=== WHAT THIS TASK INVOLVES ===
Every line of the material is to be quoted verbatim, minus the pictures.

=== DATASET EXTRACT ===
◇ ◇ ◇ ◇ ◇

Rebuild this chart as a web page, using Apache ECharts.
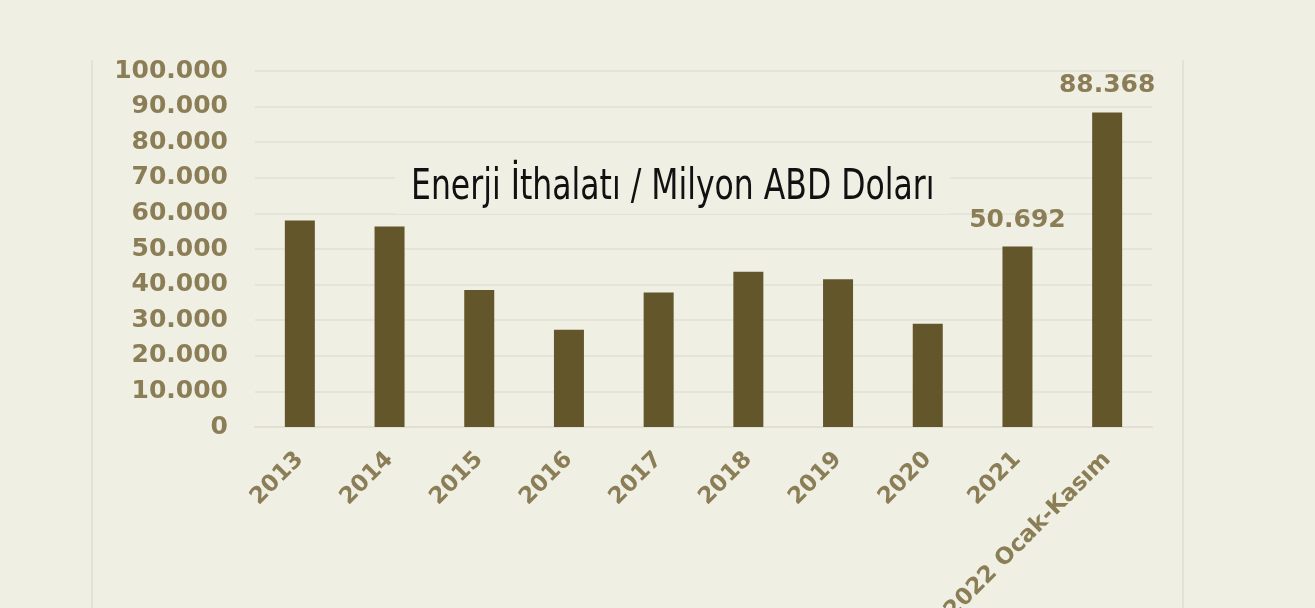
<!DOCTYPE html>
<html>
<head>
<meta charset="utf-8">
<script src="https://cdn.jsdelivr.net/npm/echarts@6/dist/echarts.min.js"></script>
<style>
  html, body { margin: 0; padding: 0; background: #efefe4; }
  #chart { width: 1315px; height: 608px; }
</style>
</head>
<body>
<div id="chart"></div>
<script>
// kategoriler (yıllar)
const categories = ['2013', '2014', '2015', '2016', '2017', '2018', '2019', '2020', '2021', '2022 Ocak-Kasım'];
// enerji ithalatı, milyon ABD doları
const imports = [58000, 56300, 38500, 27300, 37800, 43600, 41500, 29000, 50692, 88368];
// etiket gösterilecek sütunlar
const labelled = ['2021', '2022 Ocak-Kasım'];

const bgColor = '#efefe4';
const textColor = '#8b7d55';
const barColor = '#64562b';
const labelFont = 'DejaVu Sans';

function fmt(v) {
    return String(v).replace(/\B(?=(\d{3})+(?!\d))/g, '.');
}

const chart = echarts.init(document.getElementById('chart'));
chart.setOption({
    backgroundColor: bgColor,
    grid: {
        left: 255,
        right: 1315 - 1152,
        top: 71,
        bottom: 608 - 427,
        outerBoundsMode: 'none',
        containLabel: false
    },
    xAxis: {
        type: 'category',
        data: categories,
        axisLine: { lineStyle: { color: '#e2e0d2', width: 2 } },
        axisTick: { show: false },
        axisLabel: {
            interval: 0,
            rotate: 45,
            margin: 29,
            color: textColor,
            fontFamily: labelFont,
            fontWeight: 'bold',
            fontSize: 23
        }
    },
    yAxis: {
        type: 'value',
        min: 0,
        max: 100000,
        interval: 10000,
        axisLine: { show: false },
        axisTick: { show: false },
        axisLabel: {
            margin: 27,
            color: textColor,
            fontFamily: labelFont,
            fontWeight: 'bold',
            fontSize: 25,
            formatter: fmt
        },
        splitLine: { lineStyle: { color: '#e5e4d8', width: 2 } }
    },
    series: [{
        type: 'bar',
        data: imports.map((v, i) => ({
            value: v,
            label: { show: labelled.includes(categories[i]) }
        })),
        barWidth: 30,
        itemStyle: { color: barColor },
        label: {
            position: 'top',
            distance: 14,
            color: textColor,
            fontFamily: labelFont,
            fontWeight: 'bold',
            fontSize: 25,
            formatter: p => fmt(p.value)
        }
    }],
    graphic: [
        { type: 'line', shape: { x1: 92, y1: 60, x2: 92, y2: 608 }, style: { stroke: '#e3e2d6', lineWidth: 2 } },
        { type: 'line', shape: { x1: 1183, y1: 60, x2: 1183, y2: 608 }, style: { stroke: '#e3e2d6', lineWidth: 2 } },
        {
            // başlık: dar yazı tipi, dikeyde biraz uzatılmış; arkasındaki ızgara çizgisi gizlenir
            type: 'text',
            x: 395,
            y: 188,
            scaleY: 1.2,
            z: 100,
            style: {
                text: 'Enerji İthalatı / Milyon ABD Doları',
                font: '35px "DejaVu Sans Condensed"',
                fill: '#111',
                textVerticalAlign: 'middle',
                backgroundColor: bgColor,
                padding: [4, 16]
            }
        }
    ]
});
</script>
</body>
</html>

◇ ◇ ◇ ◇ ◇

=== WRITTEN ANSWER ===
Rebuild this chart as a web page, using Apache ECharts.
<!DOCTYPE html>
<html>
<head>
<meta charset="utf-8">
<script src="https://cdn.jsdelivr.net/npm/echarts@6/dist/echarts.min.js"></script>
<style>
  html, body { margin: 0; padding: 0; background: #efefe4; }
  #chart { width: 1315px; height: 608px; }
</style>
</head>
<body>
<div id="chart"></div>
<script>
// kategoriler (yıllar)
const categories = ['2013', '2014', '2015', '2016', '2017', '2018', '2019', '2020', '2021', '2022 Ocak-Kasım'];
// enerji ithalatı, milyon ABD doları
const imports = [58000, 56300, 38500, 27300, 37800, 43600, 41500, 29000, 50692, 88368];
// etiket gösterilecek sütunlar
const labelled = ['2021', '2022 Ocak-Kasım'];

const bgColor = '#efefe4';
const textColor = '#8b7d55';
const barColor = '#64562b';
const labelFont = 'DejaVu Sans';

function fmt(v) {
    return String(v).replace(/\B(?=(\d{3})+(?!\d))/g, '.');
}

const chart = echarts.init(document.getElementById('chart'));
chart.setOption({
    backgroundColor: bgColor,
    grid: {
        left: 255,
        right: 1315 - 1152,
        top: 71,
        bottom: 608 - 427,
        outerBoundsMode: 'none',
        containLabel: false
    },
    xAxis: {
        type: 'category',
        data: categories,
        axisLine: { lineStyle: { color: '#e2e0d2', width: 2 } },
        axisTick: { show: false },
        axisLabel: {
            interval: 0,
            rotate: 45,
            margin: 29,
            color: textColor,
            fontFamily: labelFont,
            fontWeight: 'bold',
            fontSize: 23
        }
    },
    yAxis: {
        type: 'value',
        min: 0,
        max: 100000,
        interval: 10000,
        axisLine: { show: false },
        axisTick: { show: false },
        axisLabel: {
            margin: 27,
            color: textColor,
            fontFamily: labelFont,
            fontWeight: 'bold',
            fontSize: 25,
            formatter: fmt
        },
        splitLine: { lineStyle: { color: '#e5e4d8', width: 2 } }
    },
    series: [{
        type: 'bar',
        data: imports.map((v, i) => ({
            value: v,
            label: { show: labelled.includes(categories[i]) }
        })),
        barWidth: 30,
        itemStyle: { color: barColor },
        label: {
            position: 'top',
            distance: 14,
            color: textColor,
            fontFamily: labelFont,
            fontWeight: 'bold',
            fontSize: 25,
            formatter: p => fmt(p.value)
        }
    }],
    graphic: [
        { type: 'line', shape: { x1: 92, y1: 60, x2: 92, y2: 608 }, style: { stroke: '#e3e2d6', lineWidth: 2 } },
        { type: 'line', shape: { x1: 1183, y1: 60, x2: 1183, y2: 608 }, style: { stroke: '#e3e2d6', lineWidth: 2 } },
        {
            // başlık: dar yazı tipi, dikeyde biraz uzatılmış; arkasındaki ızgara çizgisi gizlenir
            type: 'text',
            x: 395,
            y: 188,
            scaleY: 1.2,
            z: 100,
            style: {
                text: 'Enerji İthalatı / Milyon ABD Doları',
                font: '35px "DejaVu Sans Condensed"',
                fill: '#111',
                textVerticalAlign: 'middle',
                backgroundColor: bgColor,
                padding: [4, 16]
            }
        }
    ]
});
</script>
</body>
</html>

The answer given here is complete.